Can Symfony Dom Crawler be used in Laravel?

Yes, you can use the Symfony DomCrawler component in Laravel. The DomCrawler component is a standalone package provided by Symfony and can be used in any PHP application, including Laravel.

Conclusion

Symfony Dom Crawler offers a versatile solution for parsing and interacting with HTML and XML content. Due to its seamless integration with Symfony's ecosystem, it excels in tasks like web scraping, data extraction, and automated testing.

With the ability to filter elements using CSS selectors and XPath expressions, developers can effortlessly navigate complex document structures and extract data.
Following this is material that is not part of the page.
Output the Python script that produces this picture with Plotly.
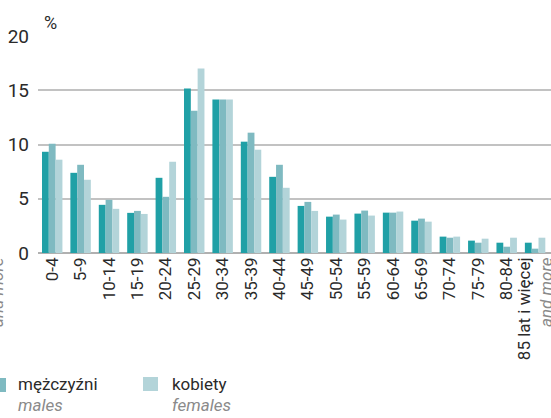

Its standalone nature allows it to be used in frameworks like Laravel, enhancing parsing capabilities.

Symfony Panther, a testing library, utilizes Dom Crawler's features to simplify web interactions and automate testing. In summary, Symfony Dom Crawler proves itself invaluable for handling intricate HTML tasks, making it a go-to tool for web developers seeking efficient data manipulation solutions.